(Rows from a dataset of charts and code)
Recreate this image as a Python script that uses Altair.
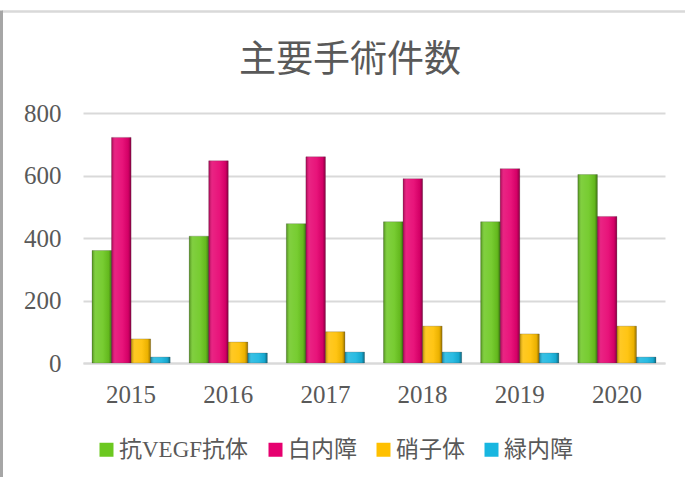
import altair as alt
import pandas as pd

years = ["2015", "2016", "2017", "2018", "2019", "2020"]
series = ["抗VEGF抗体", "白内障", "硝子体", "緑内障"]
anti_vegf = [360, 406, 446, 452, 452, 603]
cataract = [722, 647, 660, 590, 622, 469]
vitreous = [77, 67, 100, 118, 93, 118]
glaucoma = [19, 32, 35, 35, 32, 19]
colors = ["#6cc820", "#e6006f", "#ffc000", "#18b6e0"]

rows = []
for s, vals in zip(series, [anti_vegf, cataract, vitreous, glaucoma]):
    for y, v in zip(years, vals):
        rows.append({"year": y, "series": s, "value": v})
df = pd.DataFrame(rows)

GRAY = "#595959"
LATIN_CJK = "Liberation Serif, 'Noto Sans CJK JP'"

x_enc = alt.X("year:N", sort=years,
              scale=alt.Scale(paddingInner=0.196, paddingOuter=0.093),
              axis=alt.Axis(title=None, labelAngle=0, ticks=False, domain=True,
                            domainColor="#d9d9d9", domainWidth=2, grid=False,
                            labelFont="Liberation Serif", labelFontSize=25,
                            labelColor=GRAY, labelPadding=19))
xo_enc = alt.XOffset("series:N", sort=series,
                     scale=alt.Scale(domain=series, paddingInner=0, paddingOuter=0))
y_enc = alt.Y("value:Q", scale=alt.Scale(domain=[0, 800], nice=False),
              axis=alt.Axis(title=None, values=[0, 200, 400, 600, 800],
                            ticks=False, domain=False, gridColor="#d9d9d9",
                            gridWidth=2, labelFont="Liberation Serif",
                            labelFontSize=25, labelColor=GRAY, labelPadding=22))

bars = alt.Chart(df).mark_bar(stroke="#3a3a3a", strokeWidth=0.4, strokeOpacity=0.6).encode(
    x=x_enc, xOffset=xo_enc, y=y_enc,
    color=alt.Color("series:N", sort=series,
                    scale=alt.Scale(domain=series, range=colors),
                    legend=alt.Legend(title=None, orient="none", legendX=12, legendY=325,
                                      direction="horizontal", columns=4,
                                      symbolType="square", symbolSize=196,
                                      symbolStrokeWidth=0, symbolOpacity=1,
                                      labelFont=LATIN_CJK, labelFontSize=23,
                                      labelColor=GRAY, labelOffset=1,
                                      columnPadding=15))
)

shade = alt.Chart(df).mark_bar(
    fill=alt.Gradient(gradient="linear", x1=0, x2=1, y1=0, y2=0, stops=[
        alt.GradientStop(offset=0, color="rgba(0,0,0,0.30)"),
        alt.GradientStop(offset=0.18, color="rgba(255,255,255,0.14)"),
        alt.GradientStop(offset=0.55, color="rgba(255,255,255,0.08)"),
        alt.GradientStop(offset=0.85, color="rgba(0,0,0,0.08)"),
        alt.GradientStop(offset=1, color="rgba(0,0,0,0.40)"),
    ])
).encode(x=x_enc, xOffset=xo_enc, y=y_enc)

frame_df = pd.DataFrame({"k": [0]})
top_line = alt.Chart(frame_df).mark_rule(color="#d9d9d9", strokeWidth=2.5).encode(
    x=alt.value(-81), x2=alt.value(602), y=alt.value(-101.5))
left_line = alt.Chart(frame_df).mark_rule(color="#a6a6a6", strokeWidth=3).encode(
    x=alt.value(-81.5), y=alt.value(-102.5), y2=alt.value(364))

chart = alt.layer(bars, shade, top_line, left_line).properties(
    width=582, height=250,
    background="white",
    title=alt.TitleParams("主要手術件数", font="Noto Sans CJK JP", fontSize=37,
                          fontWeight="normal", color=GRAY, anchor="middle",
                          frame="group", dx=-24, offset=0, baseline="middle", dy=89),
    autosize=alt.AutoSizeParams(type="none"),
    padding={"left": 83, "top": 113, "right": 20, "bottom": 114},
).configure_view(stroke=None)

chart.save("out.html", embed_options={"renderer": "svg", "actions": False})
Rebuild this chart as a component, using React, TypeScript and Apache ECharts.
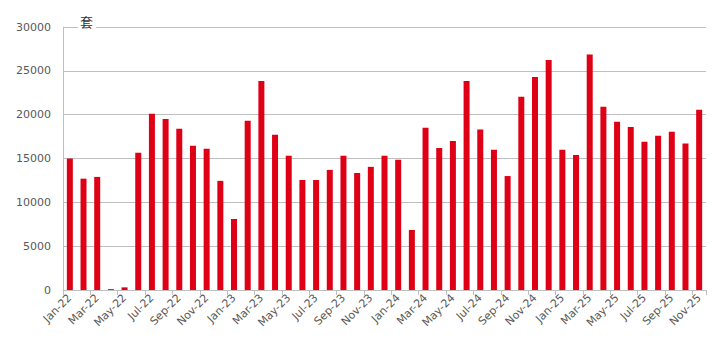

• [Prompt] Exactly reproduce the run of lines from the start of the listing through the line with "Serif, 'Noto Sans", inclusive; pictures are not copied.

• [Written reply]
Recreate this image as a Python script that uses Altair.
import altair as alt
import pandas as pd

years = ["2015", "2016", "2017", "2018", "2019", "2020"]
series = ["抗VEGF抗体", "白内障", "硝子体", "緑内障"]
anti_vegf = [360, 406, 446, 452, 452, 603]
cataract = [722, 647, 660, 590, 622, 469]
vitreous = [77, 67, 100, 118, 93, 118]
glaucoma = [19, 32, 35, 35, 32, 19]
colors = ["#6cc820", "#e6006f", "#ffc000", "#18b6e0"]

rows = []
for s, vals in zip(series, [anti_vegf, cataract, vitreous, glaucoma]):
    for y, v in zip(years, vals):
        rows.append({"year": y, "series": s, "value": v})
df = pd.DataFrame(rows)

GRAY = "#595959"
LATIN_CJK = "Liberation Serif, 'Noto Sans CJK JP'"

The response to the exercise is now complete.